**What you are asked to do:** Leaving the pictures out, print the lines from the first line of the listing through the line containing "linewidth=1, label='simulated')", exactly as they read, and no others.

**Supplied material:**
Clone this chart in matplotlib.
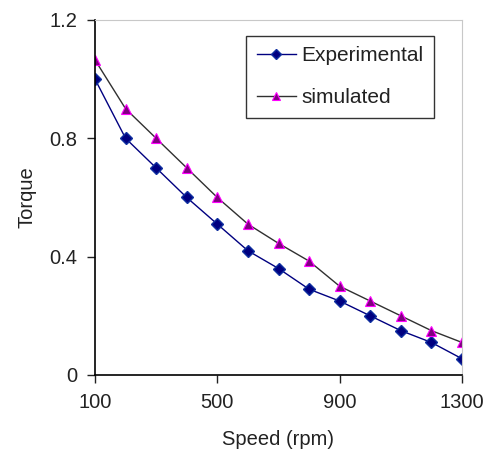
import matplotlib
matplotlib.use("Agg")
import matplotlib.pyplot as plt

# speed in rpm, torque values
speed = [100, 200, 300, 400, 500, 600, 700, 800, 900, 1000, 1100, 1200, 1300]
experimental = [1.0, 0.8, 0.7, 0.6, 0.51, 0.42, 0.36, 0.29, 0.25, 0.2, 0.15, 0.11, 0.055]
simulated = [1.065, 0.9, 0.8, 0.7, 0.6, 0.51, 0.445, 0.385, 0.3, 0.25, 0.2, 0.15, 0.11]

x_ticks = [100, 500, 900, 1300]
y_ticks = [0, 0.4, 0.8, 1.2]

plt.rcParams['font.family'] = ['Liberation Sans', 'DejaVu Sans']

fig = plt.figure(figsize=(4.92, 4.55), dpi=100)
ax = fig.add_axes([95 / 492, 1 - 375 / 455, (462 - 95) / 492, (375 - 20) / 455])

ax.plot(speed, experimental, color='#000080', marker='D', markersize=6,
        markerfacecolor='#000080', markeredgecolor='#1030a0', linewidth=1,
        label='Experimental')
ax.plot(speed, simulated, color='#303030', marker='^', markersize=7.5,
        markerfacecolor='#800080', markeredgecolor='#ff00ff', markeredgewidth=0.8,
        linewidth=1, label='simulated')

ax.set_xlim(100, 1300)
ax.set_ylim(0, 1.2)
ax.set_xticks(x_ticks)
ax.set_yticks(y_ticks)
ax.set_yticklabels(['0', '0.4', '0.8', '1.2'])
ax.tick_params(direction='out', length=6, width=1, labelsize=14.5, pad=7,
               colors='#222222')

ax.spines['top'].set_color('#c8c8c8')
ax.spines['right'].set_color('#c8c8c8')
ax.spines['left'].set_linewidth(1.2)
ax.spines['bottom'].set_linewidth(1.2)

ax.set_xlabel('Speed (rpm)', fontsize=14.5, labelpad=13, color='#222222')
ax.set_ylabel('Torque', fontsize=14.5, labelpad=9, color='#222222')

leg = ax.legend(loc='upper right', bbox_to_anchor=(434 / 492, 1 - 36 / 455),
                bbox_transform=fig.transFigure, borderaxespad=0, fontsize=15,
                frameon=True, fancybox=False, edgecolor='black',
                handlelength=1.9, handletextpad=0.25, labelspacing=1.1,
                borderpad=0.5, markerscale=0.85)
leg.get_frame().set_linewidth(1)
for t in leg.get_texts():
    t.set_color('#222222')

fig.savefig('out.png', dpi=100)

**Expected output:**
Clone this chart in matplotlib.
import matplotlib
matplotlib.use("Agg")
import matplotlib.pyplot as plt

# speed in rpm, torque values
speed = [100, 200, 300, 400, 500, 600, 700, 800, 900, 1000, 1100, 1200, 1300]
experimental = [1.0, 0.8, 0.7, 0.6, 0.51, 0.42, 0.36, 0.29, 0.25, 0.2, 0.15, 0.11, 0.055]
simulated = [1.065, 0.9, 0.8, 0.7, 0.6, 0.51, 0.445, 0.385, 0.3, 0.25, 0.2, 0.15, 0.11]

x_ticks = [100, 500, 900, 1300]
y_ticks = [0, 0.4, 0.8, 1.2]

plt.rcParams['font.family'] = ['Liberation Sans', 'DejaVu Sans']

fig = plt.figure(figsize=(4.92, 4.55), dpi=100)
ax = fig.add_axes([95 / 492, 1 - 375 / 455, (462 - 95) / 492, (375 - 20) / 455])

ax.plot(speed, experimental, color='#000080', marker='D', markersize=6,
        markerfacecolor='#000080', markeredgecolor='#1030a0', linewidth=1,
        label='Experimental')
ax.plot(speed, simulated, color='#303030', marker='^', markersize=7.5,
        markerfacecolor='#800080', markeredgecolor='#ff00ff', markeredgewidth=0.8,
        linewidth=1, label='simulated')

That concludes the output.